Responsabilité du chef de l’Etat

Editorial du 28/2/2022

Le président de la Fédération de Russie, Vladimir Poutine, a déclaré la guerre à son voisin, l’Ukraine. Nous pouvons le déplorer car les conséquences directes et indirectes de ce conflit vont peser sur l’ensemble des pays européens dont l’Ukraine et la Russie. Le risque d’une extension de ce conflit est majeur.

Mais, il faut se dégager d’une lecture trop rapide des événements pour prendre de la hauteur et analyser les raisons de ce conflit.

Responsabilité du chef de l’Etat

Tout chef d’Etat à la responsabilité d’engager son armée pour défendre ses frontières quand cela devient nécessaire.

C’est le cas de la France qui a envoyé des troupes au Mali pour engager une guerre contre des terroristes islamistes qui ne menacent pourtant pas nos frontières, mais mettent en danger la sécurité intérieure de la France. Nos troupes sont donc présentes sur le continent africain avec de l’infanterie, des armes légères et lourdes ainsi que de l’aviation. Nos troupes font la guerre, ceci est une évidence même si la situation géopolitique n’est pas celle de l’Ukraine et de la Russie. Doit-on rappeler également que le chef de l’Etat français a envoyé nos hommes en Afghanistan, pays qui ne menaçait pas non plus nos frontières. Certes l’islamisme pouvait s’étendre et susciter des troubles chez nous, mais nous n’avons pas eu d’états d’âme pour mener une guerre sur ces territoires, guerre qui a fait des victimes civiles et militaires.

Nous pourrions étendre cette réflexion à d’autres conflits armés, dans lesquels nous avons engagé des troupes, alors que notre sécurité n’était pas directement engagée : Yougoslavie, Libye, Syrie. Ces opérations militaires n’ont pas contribué à la stabilité politique des pays concernés.

Conflit russo-ukrainien

Il convient d’analyser les causes politiques et géopolitiques de ce conflit avant de tirer à boulets rouges sur le président de la Fédération de Russie.

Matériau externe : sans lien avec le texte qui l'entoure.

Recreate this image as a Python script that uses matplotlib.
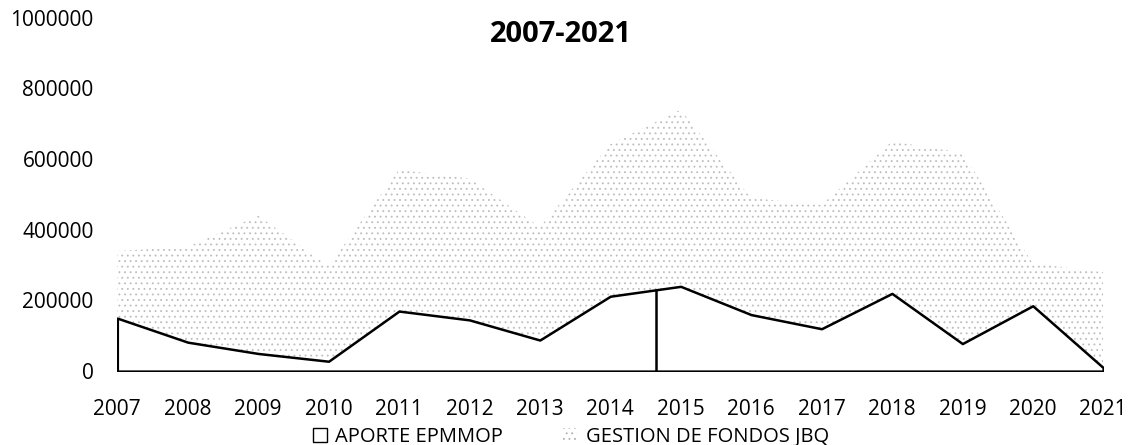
import matplotlib.pyplot as plt
import numpy as np
from matplotlib.patches import Patch
from matplotlib.ticker import StrMethodFormatter

plt.rcParams['font.family'] = ['Open Sans', 'DejaVu Sans']
plt.rcParams['hatch.linewidth'] = 0.6

anios = [2007, 2008, 2009, 2010, 2011, 2012, 2013, 2014, 2015, 2016, 2017, 2018, 2019, 2020, 2021]
aporte_epmmop = [150000, 82000, 50000, 28000, 170000, 145000, 88000, 212000, 240000, 160000, 120000, 220000, 78000, 185000, 10000]
gestion_jbq = [190000, 270000, 390000, 270000, 400000, 400000, 320000, 430000, 500000, 330000, 350000, 430000, 540000, 120000, 270000]
corte_x = 2014.65  # raya vertical del escaneo

fig, ax = plt.subplots()
fig.set_size_inches(11.28, 4.45)
fig.subplots_adjust(left=0.104, right=0.978, bottom=0.166, top=0.96)

x = np.array(anios)
a = np.array(aporte_epmmop)
g = np.array(gestion_jbq)

ax.fill_between(x, a, a + g, facecolor='white', edgecolor='#bdbdbd', hatch='...', linewidth=0)
ax.fill_between(x, 0, a, facecolor='white', edgecolor='black', linewidth=1.8)
ax.vlines(corte_x, 0, np.interp(corte_x, x, a), color='black', linewidth=1.8)

ax.set_xlim(anios[0], anios[-1])
ax.set_ylim(0, 1000000)
ax.set_xticks(anios)
ax.set_yticks(range(0, 1000001, 200000))
ax.yaxis.set_major_formatter(StrMethodFormatter('{x:.0f}'))
ax.tick_params(axis='both', length=0, labelsize=15)
ax.tick_params(axis='x', pad=20)
ax.tick_params(axis='y', pad=17)
for s in ax.spines.values():
    s.set_visible(False)

fig.text(0.497, 1 - 35 / 445, '2007-2021', fontsize=21, fontweight='bold', ha='center', va='center')

handles = [Patch(facecolor='white', edgecolor='black', label='APORTE EPMMOP'),
           Patch(facecolor='white', edgecolor='#b0b0b0', hatch='...', linewidth=0, label='GESTION DE FONDOS JBQ')]
fig.legend(handles=handles, loc='lower center', ncol=2, frameon=False, fontsize=14.5,
           bbox_to_anchor=(0.506, -0.045), handlelength=0.7, handleheight=0.7, handletextpad=0.4,
           columnspacing=3)

fig.savefig('out.png', dpi=100)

Vladimir Poutine, en sa qualité de chef d’Etat, a la possibilité d’engager des troupes pour défendre ses intérêts vitaux. La question est de savoir si tout a été mis en œuvre au regard de la diplomatie pour résoudre pacifiquement le conflit, avant de déclencher un conflit militaire. Il est difficile de répondre parfaitement à cette interrogation.

Mais, les accords de Maïdan qui étaient censés résoudre pacifiquement le conflit n’ont pour l’instant pas été signés par les trois parties au conflit : l’Ukraine, Donetsk et Lougansk. La France et l’Allemagne, en qualité d’observateurs impartiaux, ont-elles fait les efforts qui leur étaient demandés pour pousser les parties à trouver une solution pacifique ? La réponse à cette dernière question à l’évidence est : non. On ne peut reprocher à la Russie son manque de patience dans ce dossier, d’autant que les populations russophones du Donbass étaient sous le feu de l’armée ukrainienne.

Il apparaît de plus en plus clairement que les pays occidentaux ont laissé pourrir la situation et, de ce fait, partagent une lourde responsabilité avec la Russie dans le déclenchement du conflit. Il convient donc de rechercher toutes les racines du mal et de porter un regard froid sur celles-ci pour dégager une leçon pour l’avenir.

La surenchère des médias et des politiques de tous bords, dans ce dossier, est foncièrement dangereuse. Elle ne permet pas de ramener les deux pays à la raison et d’entrevoir une solution diplomatique. Espérons que cette dernière sera la voie privilégiée par nos pays.